» Raw data

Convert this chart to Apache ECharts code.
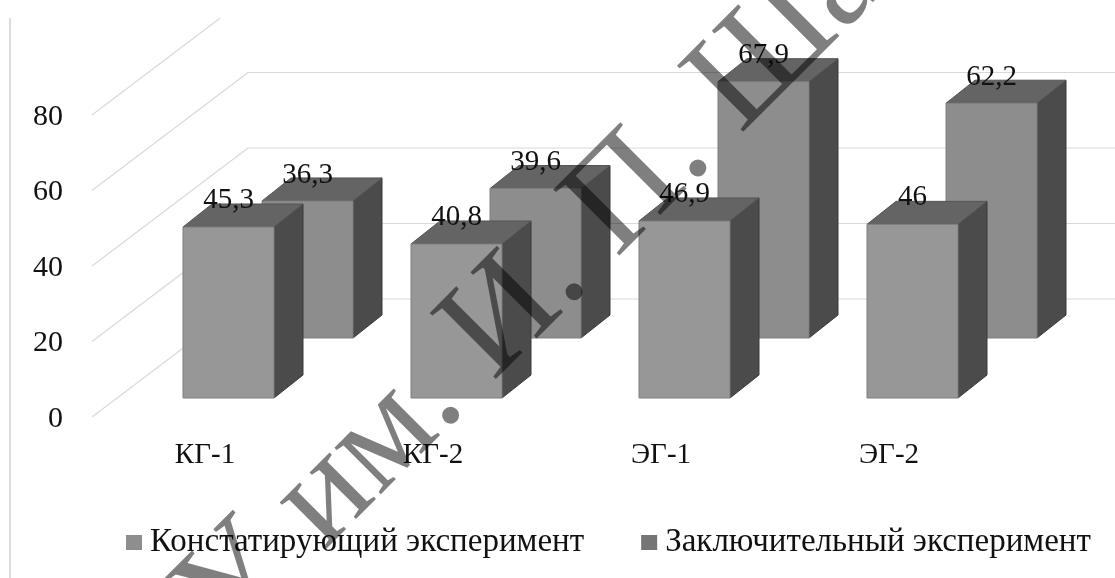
<!DOCTYPE html>
<html>
<head>
<meta charset="utf-8">
<style>
html,body{margin:0;padding:0;background:#fff;overflow:hidden}
#c{width:1115px;height:578px;filter:blur(0.45px)}
</style>
<script src="https://cdn.jsdelivr.net/npm/echarts@6/dist/echarts.min.js"></script>
</head>
<body>
<div id="c"></div>
<script>
const categories = ['КГ-1','КГ-2','ЭГ-1','ЭГ-2'];
const seriesNames = ['Констатирующий эксперимент','Заключительный эксперимент'];
const frontValues = [45.3,40.8,46.9,46];
const backValues = [36.3,39.6,67.9,62.2];
const yTicks = [0,20,40,60,80];
const watermark = 'У им. И. П. Ша';

const FONT = '"Liberation Serif","Times New Roman",serif';
const depthX = 29, depthY = -23, barW = 91;
const wallDX = 156, wallDY = -118, topClip = 18;

function barRender(offX, offY, face, labelUp){
  return function(params, api){
    const v = api.value(1);
    const base = api.coord([api.value(0), 0]);
    const top = api.coord([api.value(0), v]);
    const cx = base[0] + offX;
    const x0 = cx - barW/2, x1 = cx + barW/2;
    const y0 = base[1] + offY, y1 = top[1] + offY;
    const poly = (pts, fill, stroke) => ({type:'polygon', shape:{points:pts}, style:{fill, stroke:stroke||fill, lineWidth:1}});
    return {type:'group', children:[
      poly([[x1,y1],[x1+depthX,y1+depthY],[x1+depthX,y0+depthY],[x1,y0]], '#4b4b4b', '#3a3a3a'),
      poly([[x0,y1],[x0+depthX,y1+depthY],[x1+depthX,y1+depthY],[x1,y1]], '#646464', '#555'),
      poly([[x0,y1],[x1,y1],[x1,y0],[x0,y0]], face, '#7e7e7e'),
      {type:'text', x:cx, y:y1-labelUp, style:{text:String(v).replace('.',','), font:'29px '+FONT, fill:'#111', align:'center', verticalAlign:'middle'}, z2:10}
    ]};
  };
}

function wallRender(params, api){
  const v = api.value(1);
  const p = api.coord([0, v]);
  const y = p[1] - 2;
  const xStart = p[0] - 114 + 1;
  const t = Math.min(1, (y - topClip) / -wallDY);
  const c = [];
  const style = {stroke:'#d9d9d9', lineWidth:1.2, fill:'none'};
  c.push({type:'line', shape:{x1:xStart, y1:y, x2:xStart+wallDX*t, y2:y+wallDY*t}, style});
  if (t === 1) c.push({type:'line', shape:{x1:xStart+wallDX, y1:y+wallDY, x2:1115, y2:y+wallDY}, style});
  return {type:'group', children:c};
}

const chart = echarts.init(document.getElementById('c'), null, {renderer:'canvas'});
chart.setOption({
  animation:false,
  backgroundColor:'#fff',
  textStyle:{fontFamily:FONT},
  grid:{left:91, width:912, top:117, height:302, containLabel:false},
  xAxis:{type:'category', data:categories, axisLine:{show:false}, axisTick:{show:false},
    axisLabel:{color:'#111', fontSize:29, margin:22, fontFamily:FONT}},
  yAxis:{type:'value', min:0, max:80, interval:20, axisLine:{show:false}, axisTick:{show:false},
    splitLine:{show:false}, axisLabel:{color:'#111', fontSize:30, margin:28, fontFamily:FONT}},
  legend:{left:121, top:521, itemWidth:16, itemHeight:15, itemGap:57, icon:'rect',
    data:seriesNames, textStyle:{fontSize:33, color:'#111', fontFamily:FONT, padding:[0,0,0,3]}},
  graphic:[
    {type:'line', z:1, shape:{x1:10,y1:18,x2:10,y2:578}, style:{stroke:'#dcdcdc', lineWidth:2}},
    {type:'text', z:1000, x:251.5, y:671.5, rotation:Math.PI/4, style:{text:watermark, font:'143px '+FONT, fill:'rgba(0,0,0,0.5)', align:'left', verticalAlign:'bottom'}}
  ],
  series:[
    {type:'custom', name:'wall', silent:true, z:1, coordinateSystem:'cartesian2d', renderItem:wallRender,
      data:yTicks.map(v=>[0,v]), encode:{x:0,y:1}},
    {type:'custom', name:seriesNames[1], z:2, itemStyle:{color:'#757575'}, renderItem:barRender(102.5,-81,'#8d8d8d',26),
      data:backValues.map((v,i)=>[i,v]), encode:{x:0,y:1}},
    {type:'custom', name:seriesNames[0], z:3, itemStyle:{color:'#8e8e8e'}, renderItem:barRender(23.5,-21,'#979797',27),
      data:frontValues.map((v,i)=>[i,v]), encode:{x:0,y:1}}
  ]
});
</script>
</body>
</html>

» Task
Repeat the data exactly, without the pictures.

» Correct answer
Convert this chart to Apache ECharts code.
<!DOCTYPE html>
<html>
<head>
<meta charset="utf-8">
<style>
html,body{margin:0;padding:0;background:#fff;overflow:hidden}
#c{width:1115px;height:578px;filter:blur(0.45px)}
</style>
<script src="https://cdn.jsdelivr.net/npm/echarts@6/dist/echarts.min.js"></script>
</head>
<body>
<div id="c"></div>
<script>
const categories = ['КГ-1','КГ-2','ЭГ-1','ЭГ-2'];
const seriesNames = ['Констатирующий эксперимент','Заключительный эксперимент'];
const frontValues = [45.3,40.8,46.9,46];
const backValues = [36.3,39.6,67.9,62.2];
const yTicks = [0,20,40,60,80];
const watermark = 'У им. И. П. Ша';

const FONT = '"Liberation Serif","Times New Roman",serif';
const depthX = 29, depthY = -23, barW = 91;
const wallDX = 156, wallDY = -118, topClip = 18;

function barRender(offX, offY, face, labelUp){
  return function(params, api){
    const v = api.value(1);
    const base = api.coord([api.value(0), 0]);
    const top = api.coord([api.value(0), v]);
    const cx = base[0] + offX;
    const x0 = cx - barW/2, x1 = cx + barW/2;
    const y0 = base[1] + offY, y1 = top[1] + offY;
    const poly = (pts, fill, stroke) => ({type:'polygon', shape:{points:pts}, style:{fill, stroke:stroke||fill, lineWidth:1}});
    return {type:'group', children:[
      poly([[x1,y1],[x1+depthX,y1+depthY],[x1+depthX,y0+depthY],[x1,y0]], '#4b4b4b', '#3a3a3a'),
      poly([[x0,y1],[x0+depthX,y1+depthY],[x1+depthX,y1+depthY],[x1,y1]], '#646464', '#555'),
      poly([[x0,y1],[x1,y1],[x1,y0],[x0,y0]], face, '#7e7e7e'),
      {type:'text', x:cx, y:y1-labelUp, style:{text:String(v).replace('.',','), font:'29px '+FONT, fill:'#111', align:'center', verticalAlign:'middle'}, z2:10}
    ]};
  };
}

function wallRender(params, api){
  const v = api.value(1);
  const p = api.coord([0, v]);
  const y = p[1] - 2;
  const xStart = p[0] - 114 + 1;
  const t = Math.min(1, (y - topClip) / -wallDY);
  const c = [];
  const style = {stroke:'#d9d9d9', lineWidth:1.2, fill:'none'};
  c.push({type:'line', shape:{x1:xStart, y1:y, x2:xStart+wallDX*t, y2:y+wallDY*t}, style});
  if (t === 1) c.push({type:'line', shape:{x1:xStart+wallDX, y1:y+wallDY, x2:1115, y2:y+wallDY}, style});
  return {type:'group', children:c};
}

const chart = echarts.init(document.getElementById('c'), null, {renderer:'canvas'});
chart.setOption({
  animation:false,
  backgroundColor:'#fff',
  textStyle:{fontFamily:FONT},
  grid:{left:91, width:912, top:117, height:302, containLabel:false},
  xAxis:{type:'category', data:categories, axisLine:{show:false}, axisTick:{show:false},
    axisLabel:{color:'#111', fontSize:29, margin:22, fontFamily:FONT}},
  yAxis:{type:'value', min:0, max:80, interval:20, axisLine:{show:false}, axisTick:{show:false},
    splitLine:{show:false}, axisLabel:{color:'#111', fontSize:30, margin:28, fontFamily:FONT}},
  legend:{left:121, top:521, itemWidth:16, itemHeight:15, itemGap:57, icon:'rect',
    data:seriesNames, textStyle:{fontSize:33, color:'#111', fontFamily:FONT, padding:[0,0,0,3]}},
  graphic:[
    {type:'line', z:1, shape:{x1:10,y1:18,x2:10,y2:578}, style:{stroke:'#dcdcdc', lineWidth:2}},
    {type:'text', z:1000, x:251.5, y:671.5, rotation:Math.PI/4, style:{text:watermark, font:'143px '+FONT, fill:'rgba(0,0,0,0.5)', align:'left', verticalAlign:'bottom'}}
  ],
  series:[
    {type:'custom', name:'wall', silent:true, z:1, coordinateSystem:'cartesian2d', renderItem:wallRender,
      data:yTicks.map(v=>[0,v]), encode:{x:0,y:1}},
    {type:'custom', name:seriesNames[1], z:2, itemStyle:{color:'#757575'}, renderItem:barRender(102.5,-81,'#8d8d8d',26),
      data:backValues.map((v,i)=>[i,v]), encode:{x:0,y:1}},
    {type:'custom', name:seriesNames[0], z:3, itemStyle:{color:'#8e8e8e'}, renderItem:barRender(23.5,-21,'#979797',27),
      data:frontValues.map((v,i)=>[i,v]), encode:{x:0,y:1}}
  ]
});
</script>
</body>
</html>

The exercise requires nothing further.